Tsirkas ultimately wrote two books about Constantine Cavafy, whom many Greeks have hailed as the most important Greek poet of the modern era. One of these books, called Cavafy and His Times, won a literary prize for biographical writing from the government of Greece. The other was called The Political Cavafy. In 1994, the Stratis Tsirkas Society of Friends donated some of Tsirkas's materials to the Cavafy museum in Alexandria, Egypt.
Tsirkas's work reflected a strong historical and social consciousness. His Drifting Cities trilogy took place during World War II at a time when the Greek government was exiled in Egypt and left-wing and right-wing forces were battling for control of Greece itself. The original Greek editions appeared in three volumes as The Club, Ariadne, and The Bat. A French translation won a prize in France for the best foreign novel in 1971; a French television adaption debuted in 1984. An English translation of the trilogy appeared as Drifting Cities in 1974.
In the late 1950s, following the Suez Crisis, inspired by the capture of the Suez Canal by the Free Officers, and by the leadership of Gamal Abdel Nasser, he wrote a long short story or novella called The Nureddin Bomb.

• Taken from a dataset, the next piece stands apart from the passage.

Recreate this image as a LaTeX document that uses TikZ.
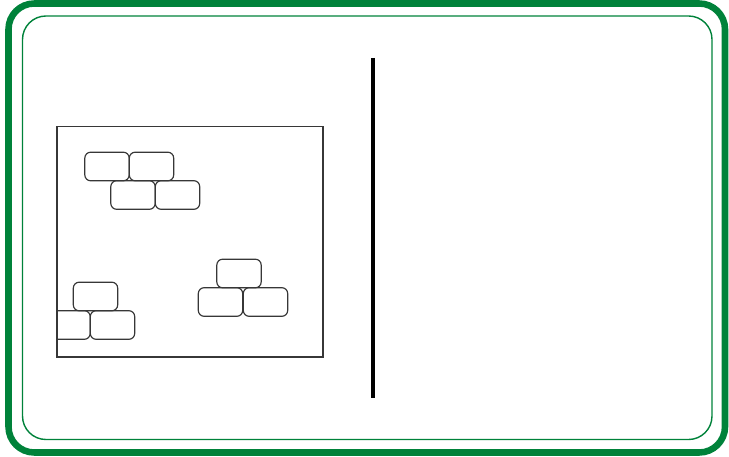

He started working on a new trilogy before his death in 1980.
Legacy, impact, and continuing recognition
At a two-day symposium held in the Cypriot towns of Nicosia and Limassol in 2010 to mark the hundredth anniversary of the author's birth – an event opened by leaders from the government of Cyprus as well as by diplomats from Greece – critics hailed Stratis Tsirkas as "perhaps the most important postwar prose writer" of modern Greek. Actors performed a stage adaptation of his short story or novella "Nurredin Bomb". In 2017, the two most important historic theatres of Athens, the National Theatre of Greece and the Art Theatre, staged an adaptation of Drifting Cities. In 2020, Gretchen McCullough writing in the Los Angeles Review of Books recognized Drifting Cities as "an engaging, panoramic work that captures the complex fabric of the Greek diaspora and the uprisings in the Greek Armed Forces of the Middle East" during World War II. Historians and literary scholars have continued to analyze Stratis Tsirkas's works for insights into modern Egyptian and Greek history, and into literary culture and cosmopolitanism in early twentieth-century Cairo and Alexandria and among intellectuals of the Greek diaspora.Many have compared his works, in terms of their settings and themes, to those of the British novelists Olivia Manning, Lawrence Durrell, and E.M. Forster He belongs to a larger cohort of literati including Edwar al-Kharrat, Yitzhak Gormezano Goren, and Ibrahim Abdel Meguid, all three of whom produced novels centered on Alexandrian society.